Despite being comparatively pequeño, this balmy, 63-year-old bash has long been a hotspot for A-list talent. Brad Pitt, Naomi Watts, Al Pacino and Meryl Streep have all visited in recent years, while Alfred Hitchcock premiered Vertigo here, and Star Wars saw its first-ever European screening. Linked in particular with Pedro Almodóvar and Francis Ford Coppola, its output tends to mostly be Spanish, Latin American or local and Basque, but English dubs are available, a Japanese independent season is planned for 2015 and quality is generally guaranteed, what with San Sebastian being one of only 14 ‘A’-category competitive festivals accredited by the FIAPF body. As are sumptuous views: celluloid-lovers turning up for movies at the modernist Kursaal Palace can also watch tanned surfers riding turquoise waves in the Atlantic in between flicks.
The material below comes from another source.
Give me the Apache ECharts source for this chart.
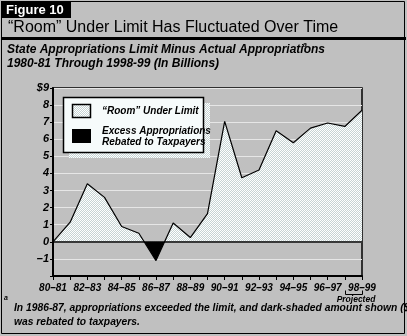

Once credits have rolled for the night, make sure to investigate the city’s renowned restaurant scene and dissect the day’s offerings some pintxos (Basque tapas).

 

Best for star spotters: Berlinale

11-21 February 2016

Launched during the Cold War and dishing out Silver Bears, this Berlin spectacular is the world’s largest publically-attended film festival, with around 300,000 attending. Showing an extensive roster of esoteric indie thought-provokers, big-name Hollywood fare, forgotten classics and - a particular USP - high-profile documentaries, it spreads and sprawls out across the German city from its main hub on Potsdamer Platz to a range of quirky venues. Excitement abounds, with announcements about upcoming events plastered across the U-Bahn and queues for last-minute tickets a common spectacle. Playing in 2015 were Terrence Malick’s King of Cups, Mr Holmes, with Ian McKellen in the role of Sherlock and, attended by Natalie Portman herself, the premiering As We Were Dreaming.